282
У. МАКРИДИ
Тэвисток-хаус,
пятница вечером, 14 января 1853 г.
Дорогой Макриди!
Меня глубоко тронуло Ваше чудесное, заботливое письмо. Я же знаю, какие волнения Вы сейчас переживаете, и ценю Ваше внимание всем сердцем. Вы и Ваши близкие всегда с нами. Для Вас уже не ново играть важную роль во многих эпизодах моей жизни. Редкий день проходит без того, чтобы мы, беседуя, не устремлялись мысленно к Вам в Шерборн. И мы так часто обитаем там, что я даже не могу передать, до чего отчетливо Вы предстаете перед моим взором, когда я пишу эти строки.

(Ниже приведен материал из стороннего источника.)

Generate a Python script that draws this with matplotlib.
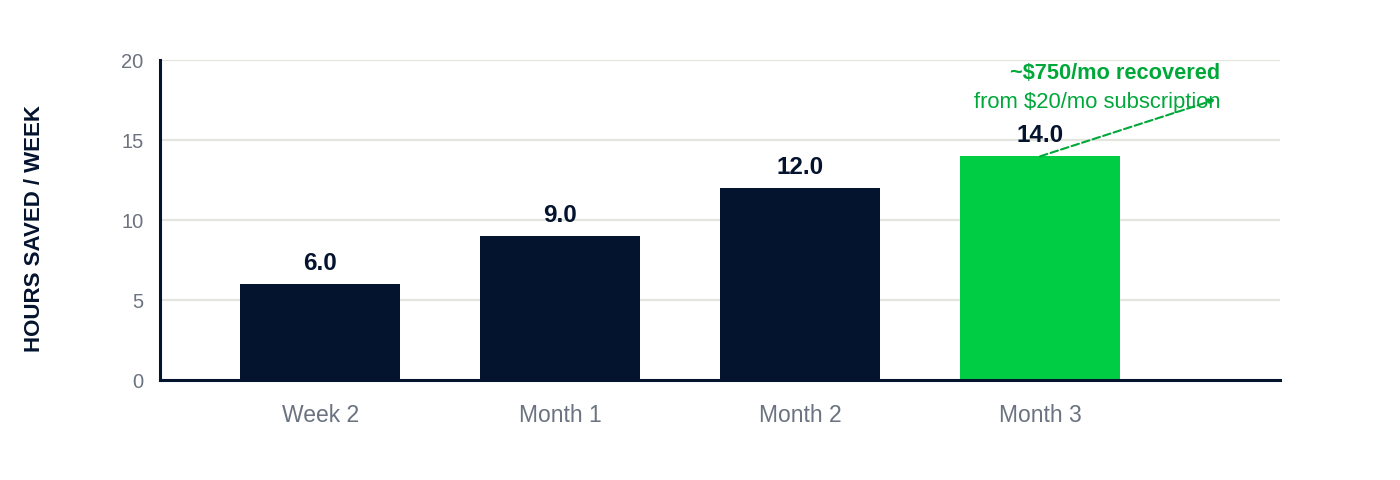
import matplotlib
matplotlib.use("Agg")
import matplotlib.pyplot as plt

# ── Data ──────────────────────────────────
periods = ["Week 2", "Month 1", "Month 2", "Month 3"]
hours_saved = [6.0, 9.0, 12.0, 14.0]
y_ticks = [0, 5, 10, 15, 20]
note_title = "~$750/mo recovered"
note_sub = "from $20/mo subscription"

# ── Colors ────────────────────────────────
NAVY = "#04132e"
GREEN = "#00cc44"
NOTE_GREEN = "#00a83a"
GRID = "#e4e4de"
TICK = "#6b7280"

plt.rcParams["font.family"] = ["Liberation Sans", "DejaVu Sans"]

fig = plt.figure(figsize=(14, 4.8), dpi=100, facecolor="white")
ax = fig.add_axes([0.1143, 0.2083, 0.8, 0.6667])

colors = [NAVY] * (len(periods) - 1) + [GREEN]
x = list(range(len(periods)))
bars = ax.bar(x, hours_saved, width=0.667, color=colors, zorder=3)

for xi, v in zip(x, hours_saved):
    ax.annotate(f"{v:.1f}", xy=(xi, v), xytext=(0, 6.5), textcoords="offset points",
                ha="center", va="bottom", fontsize=17.5, fontweight="bold", color=NAVY)

ax.set_xlim(-0.667, 4.0)
ax.set_ylim(0, 20.03)
ax.set_xticks(x)
ax.set_xticklabels(periods)
ax.set_yticks(y_ticks)
ax.tick_params(axis="x", length=0, pad=17, labelsize=16.5, labelcolor=TICK)
ax.tick_params(axis="y", length=0, pad=12, labelsize=14.5, labelcolor=TICK)

ax.grid(axis="y", color=GRID, linewidth=1.6, zorder=0)
for s in ["top", "right"]:
    ax.spines[s].set_visible(False)
for s in ["left", "bottom"]:
    ax.spines[s].set_color(NAVY)
    ax.spines[s].set_linewidth(2.2)
    ax.spines[s].set_zorder(4)

fig.text(0.0243, 0.523, "HOURS SAVED / WEEK", rotation=90, ha="center", va="center",
         fontsize=16, fontweight="bold", color=NAVY)

# annotation for the last bar
ax.text(3.75, 19.2, note_title, ha="right", va="center", fontsize=15.7,
        fontweight="bold", color=NOTE_GREEN)
ax.text(3.75, 17.4, note_sub, ha="right", va="center", fontsize=15.8, color=NOTE_GREEN)
ax.annotate("", xy=(3.73, 17.55), xytext=(3, hours_saved[-1]),
            arrowprops=dict(arrowstyle="-|>", linestyle="--", color=NOTE_GREEN,
                            lw=1.5, mutation_scale=8, shrinkA=0, shrinkB=0))

fig.savefig("out.png", dpi=100, facecolor="white")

Я знаю, какое глубокое сочувствие и одобрение выразили бы Вы, находись Вы тогда в Бирмингеме, и какую поддержку встретила бы с Вашей стороны основная мысль, которой я придерживался, касаясь вопроса об извечных обязанностях искусства и литературы перед народом. Я взял на себя смелость совершенно обойти вопрос о дворе и всем прочим, с этим связанным, и говорил лишь об искусстве и народе. Чем больше созерцаем мы жизнь и ее быстротечность, чем больше наблюдаем мир и его многообразие, тем яснее сознаем, что сколько бы мы ни пытались проявить свои способности в любом виде искусства, единственно служение ему ради великого океана человечества, в котором мы лишь малые капли (отнюдь не ради захолустных прудов, к тому же всегда затхлых), дает и всегда будет давать основание для чувства удовлетворенности, когда окидываешь взглядом проделанное тобой. Разве не так? Уж Вы-то, дорогой друг, более чем кто-либо другой располагаете самыми достоверными сведениями на этот счет.
Дорогой Макриди, не могу удержаться, чтобы не сказать в заключение, что еще надеюсь встретиться с Вами, как мы встречались, бывало, — я имею в виду Вашу прежнюю жизнерадостность и энергию. И мне кажется, никогда я еще не радовался так, как при виде залога этой надежды в Вашем письме.
Ваши старые друзья в Бирмингеме очень Вами интересуются и спрашивают о Вас.
А я — где бы я ни был, в одиночестве или на людях, — я, дорогой мой Макриди, остаюсь неизменно
Вашим любящим и глубоко преданным другом.